Lighthouse chief executive Malcolm Streatfield has admitted the firm “has work to do” to repair its relationship with shareholders and improve communications after it failed in its attempt to delist from the Aim market.
Streatfield (pictured) says: “I think there is work to be done to repair shareholder relations. Clearly following the delisting proposal we have to hold our hands up and say we were not communicating as effectively with shareholders as we should have done.”
Streatfield added he, along with new non-executive chairman Richard Last and finance director Peter Smith, are eager to meet more regularly with the larger shareholders in the group.
The group’s interim accounts, published today, show the firm made a £59,000 pre-tax profit for the six months ending 30 June, with a 15 per cent drop in adviser numbers from 713 to 608.
Streatfield attributes the falling adviser numbers to the closure of its Financial Services Advice and Support brand, which saw 75 advisers leave as opposed to joining the Lighthouse Advisory Services network.
He says: “The FSAS brand was a part of the business over which we had less control and its advisers collected their own income. As a result of the wind down of the brand a number of advisers decided to leave rather than move into Lighthouse.”

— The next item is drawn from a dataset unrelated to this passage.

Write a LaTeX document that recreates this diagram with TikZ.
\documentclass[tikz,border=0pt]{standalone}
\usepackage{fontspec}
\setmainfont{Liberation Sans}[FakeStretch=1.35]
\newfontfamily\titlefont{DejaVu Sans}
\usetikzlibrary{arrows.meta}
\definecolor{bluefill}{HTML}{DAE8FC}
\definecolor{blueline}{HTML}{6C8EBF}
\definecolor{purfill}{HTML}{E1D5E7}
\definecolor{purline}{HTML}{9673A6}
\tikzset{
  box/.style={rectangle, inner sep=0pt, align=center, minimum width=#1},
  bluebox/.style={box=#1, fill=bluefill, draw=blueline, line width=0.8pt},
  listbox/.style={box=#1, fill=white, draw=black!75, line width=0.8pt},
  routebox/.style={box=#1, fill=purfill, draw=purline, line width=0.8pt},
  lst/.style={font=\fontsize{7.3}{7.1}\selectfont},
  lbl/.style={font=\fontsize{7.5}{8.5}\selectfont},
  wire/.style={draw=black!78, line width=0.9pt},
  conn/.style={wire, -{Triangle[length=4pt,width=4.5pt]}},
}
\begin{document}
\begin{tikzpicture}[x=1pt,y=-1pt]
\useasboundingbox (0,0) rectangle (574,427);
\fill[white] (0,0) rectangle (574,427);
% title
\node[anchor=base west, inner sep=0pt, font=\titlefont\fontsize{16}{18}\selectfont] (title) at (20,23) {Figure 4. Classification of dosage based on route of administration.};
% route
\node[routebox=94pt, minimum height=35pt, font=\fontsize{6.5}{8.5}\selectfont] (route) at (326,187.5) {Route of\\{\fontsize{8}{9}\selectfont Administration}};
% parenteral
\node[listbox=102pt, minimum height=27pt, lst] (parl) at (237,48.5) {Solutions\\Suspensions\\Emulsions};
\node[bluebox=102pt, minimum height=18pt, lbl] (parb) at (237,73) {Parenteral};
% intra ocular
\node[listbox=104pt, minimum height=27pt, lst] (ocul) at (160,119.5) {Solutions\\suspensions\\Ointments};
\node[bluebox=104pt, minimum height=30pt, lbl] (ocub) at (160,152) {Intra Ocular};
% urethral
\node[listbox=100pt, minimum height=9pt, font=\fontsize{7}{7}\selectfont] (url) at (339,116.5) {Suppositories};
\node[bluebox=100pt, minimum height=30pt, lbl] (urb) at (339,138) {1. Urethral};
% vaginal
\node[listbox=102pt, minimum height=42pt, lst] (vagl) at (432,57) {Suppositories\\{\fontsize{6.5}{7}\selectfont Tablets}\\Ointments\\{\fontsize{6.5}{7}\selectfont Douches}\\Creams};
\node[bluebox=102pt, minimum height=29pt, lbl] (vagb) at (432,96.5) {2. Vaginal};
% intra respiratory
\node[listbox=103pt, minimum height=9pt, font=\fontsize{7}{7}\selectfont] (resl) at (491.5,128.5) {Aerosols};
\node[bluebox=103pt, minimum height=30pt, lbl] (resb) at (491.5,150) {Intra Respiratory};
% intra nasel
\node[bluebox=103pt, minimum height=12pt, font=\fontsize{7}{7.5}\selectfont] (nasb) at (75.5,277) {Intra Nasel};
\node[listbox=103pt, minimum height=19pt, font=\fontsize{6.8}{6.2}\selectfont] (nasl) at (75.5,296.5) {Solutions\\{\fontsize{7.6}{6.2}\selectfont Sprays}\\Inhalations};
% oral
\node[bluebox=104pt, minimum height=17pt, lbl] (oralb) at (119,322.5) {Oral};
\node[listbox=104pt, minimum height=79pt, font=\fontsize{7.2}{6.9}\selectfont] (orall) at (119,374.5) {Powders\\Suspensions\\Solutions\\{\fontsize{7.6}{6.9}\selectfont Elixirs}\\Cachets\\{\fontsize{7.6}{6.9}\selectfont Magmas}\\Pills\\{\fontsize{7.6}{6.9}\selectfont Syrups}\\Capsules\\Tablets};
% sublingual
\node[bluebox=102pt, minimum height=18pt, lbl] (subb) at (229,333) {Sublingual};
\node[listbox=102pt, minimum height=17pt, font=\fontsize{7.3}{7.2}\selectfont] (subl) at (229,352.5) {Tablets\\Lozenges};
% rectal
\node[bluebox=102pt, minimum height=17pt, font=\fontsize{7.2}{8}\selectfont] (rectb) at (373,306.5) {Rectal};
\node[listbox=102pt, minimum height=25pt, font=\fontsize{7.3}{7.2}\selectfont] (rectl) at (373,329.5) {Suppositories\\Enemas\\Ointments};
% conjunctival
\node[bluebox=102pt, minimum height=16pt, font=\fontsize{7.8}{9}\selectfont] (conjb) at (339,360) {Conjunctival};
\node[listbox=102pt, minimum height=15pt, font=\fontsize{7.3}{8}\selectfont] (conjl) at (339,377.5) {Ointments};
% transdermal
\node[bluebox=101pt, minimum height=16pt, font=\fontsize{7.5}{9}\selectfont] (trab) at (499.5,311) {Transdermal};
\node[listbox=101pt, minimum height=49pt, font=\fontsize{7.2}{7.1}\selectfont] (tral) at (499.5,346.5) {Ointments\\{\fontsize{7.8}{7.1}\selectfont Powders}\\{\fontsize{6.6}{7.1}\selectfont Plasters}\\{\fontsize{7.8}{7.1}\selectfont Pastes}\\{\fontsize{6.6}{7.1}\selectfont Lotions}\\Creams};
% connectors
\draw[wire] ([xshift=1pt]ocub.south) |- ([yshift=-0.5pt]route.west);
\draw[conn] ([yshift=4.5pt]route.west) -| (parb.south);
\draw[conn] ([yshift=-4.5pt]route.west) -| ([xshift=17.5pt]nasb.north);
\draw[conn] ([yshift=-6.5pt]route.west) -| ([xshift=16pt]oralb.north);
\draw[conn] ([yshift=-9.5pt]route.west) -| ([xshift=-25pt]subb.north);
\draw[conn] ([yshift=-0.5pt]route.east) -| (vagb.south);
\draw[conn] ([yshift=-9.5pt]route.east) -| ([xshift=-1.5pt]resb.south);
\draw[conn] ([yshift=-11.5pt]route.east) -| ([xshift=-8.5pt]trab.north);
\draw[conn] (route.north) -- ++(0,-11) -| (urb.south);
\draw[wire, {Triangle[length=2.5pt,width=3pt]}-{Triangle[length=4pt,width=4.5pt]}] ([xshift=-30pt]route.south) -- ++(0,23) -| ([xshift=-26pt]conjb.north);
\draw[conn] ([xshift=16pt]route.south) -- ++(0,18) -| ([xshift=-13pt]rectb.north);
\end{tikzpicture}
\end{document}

The Lighthouse accounts show the firm has agreed with the FSA that its regulated subsidiaries will not make any more dividends to shareholders without prior consent from the regulator, due to historic liabilities.
It paid out a £345,000 final dividend in June from its cash reserves, which currently stand at £10.6m.
Streatfield says: “We have significant cash reserves but a large portion of that is needed for regulatory requirements, historic issues and working capital. We do not intend to issue any dividends in the short term but we do intend to pay out in the medium term.”